While Where the Wild Things Are is Maurice Sendak’s best known book, it’s not his only notable one. Here are five other Sendak masterpieces you should read. Let the wild rumpus start!
1. In the Night Kitchen
This 1971 children’s book might be Sendak’s most controversial story: In it, a little boy named Mickey, who is disturbed by noises on a lower floor, has a dream in which all of his clothes disappear, and he takes a fully naked romp through a place called the night kitchen. He’s almost baked in a pie by three bakers, makes an airplane out of dough, and slides down a giant bottle of milk—all in the nude. Libraries refused to carry the book, or drew diapers over Mickey.
“It’s one of my favorite works, and it’s a rather complex work,” Sendak told NPR’s Terry Gross in 1993. “And to have it all reduced, so to speak, to a child’s penis, is embarrassing. It’s silly. And the fact that anyone could carry on about such an issue does not speak well for our culture.”

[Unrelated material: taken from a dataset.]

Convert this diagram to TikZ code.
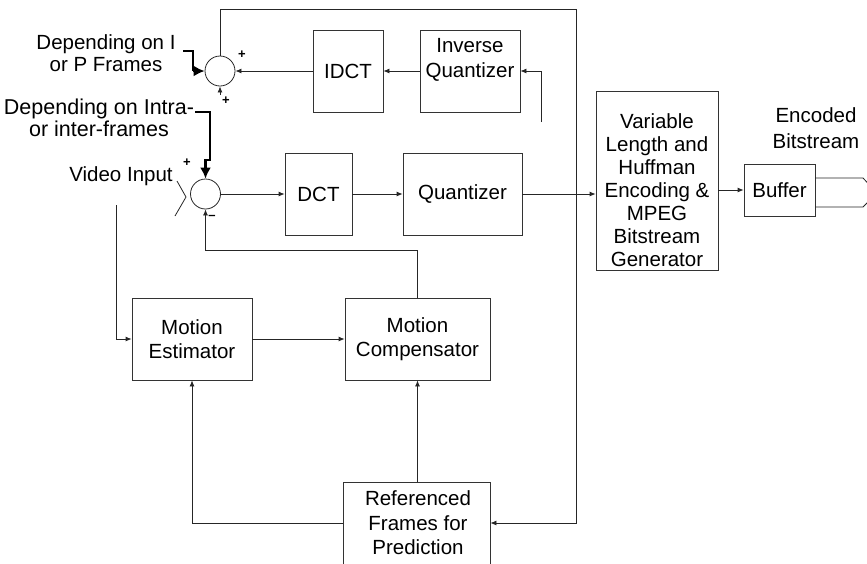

The book was no. 25 on the American Library Association’s 100 Most Frequently Challenged Books of 1990-2000, and, in 1981, was turned into a trippy, wonderful short film. Above, you also listen to James Gandolfini read the story at Sendak's 80th birthday in 2008.
2. Chicken Soup with Rice
Teachers use this story—in which kids sip chicken soup with rice every month of the year, as described in rhyming verse—to teach younger students about poetry (and, probably, about how delicious chicken soup with rice is).
In 1975, Sendak collaborated with Carole King to create a half-hour musical TV program, Really Rosie, which incorporated several of Sendak’s stories from 1962’s The Nutshell Library—including Chicken Soup with Rice.
3. Outside Over There
This 1981 book—in which a young girl must rescue her baby sister, who was kidnapped by goblins—was inspired by the Lindbergh baby kidnapping. In fact, one of the illustrations of the lost baby is actually a portrait of Charles Lindberg Jr. In the 2009 documentary Tell Them Anything You Want: A Portrait of Maurice Sendak, the author—who was a very young child when the kidnapping occurred—spoke about how the event influenced him and the book.
4. Pierre: A Cautionary Tale in Five Chapters and a Prologue
“There once was a boy named Pierre, who only would say ‘I don’t care!’” Sullen Pierre doesn’t even care when a hungry lion comes over and threatens eats him—and then actually does. Thankfully, spending some quality time in the lion’s tummy teaches Pierre to care. The story first appeared in 1962’s The Nutshell Library.
5. Kenny’s Window
Kenny’s Window was Sendak’s first book, published in 1956. In it, a young boy wakes up from a dream about a garden, where he would like to live forever. In the search for the garden, he learns about himself. The Christian Science Monitor dubbed it “a classic … A beautiful, meaningful book for any young child who can read or be read to with comprehension. And for any adult who might be reading to a child or to himself.”
A version of this story ran in 2013; it has been updated for 2021.